On a recent visit to the garden, Benepe again saw just how much people were enjoying it.
“I often go out bike riding,” he said. “I stopped by. There had just been a concert. It was full of people, kids running around. It’s transformational. You can hear birds. There are butterflies. If it’s filled with housing, it’ll be hotter and you won’t have trees to clean the air.
“So my hope is they’ll take advantage of the opportunity to create more housing on a different site,” he said, “and also create a park in a community that is basically underserved by parks.”
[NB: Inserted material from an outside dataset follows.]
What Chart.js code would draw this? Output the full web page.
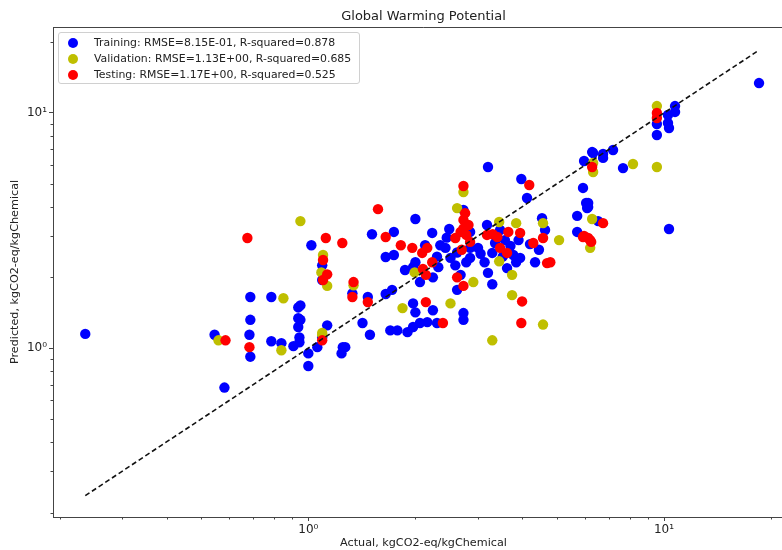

As for whether his position puts him at odds with Bloomberg, his former boss, under whom the housing plan was hatched out of the public eye as part of an add-on to the Seward Park Urban Renewal Area development, he called it a “non-issue.” For starters, Benepe said, the subject wasn’t even on his radar when he was parks commissioner: It was only about two months before he left the administration that local residents even discovered that Elizabeth St. Garden was, in fact, city owned, and have since worked to turn it into a thriving public green space.
“The Bloomberg administration was very park friendly, and believed that you cannot have a good residential neighborhood without parks,” Benepe said, “and as a result, invested a lot in creating and improving and expanding parks.”
At any rate, he said, “It’s three years later. He’s not mayor. I’m not parks commissioner.”
And this is how Adrian Benepe — a committed, lifelong city parks advocate, now national leader on parks — feels about it.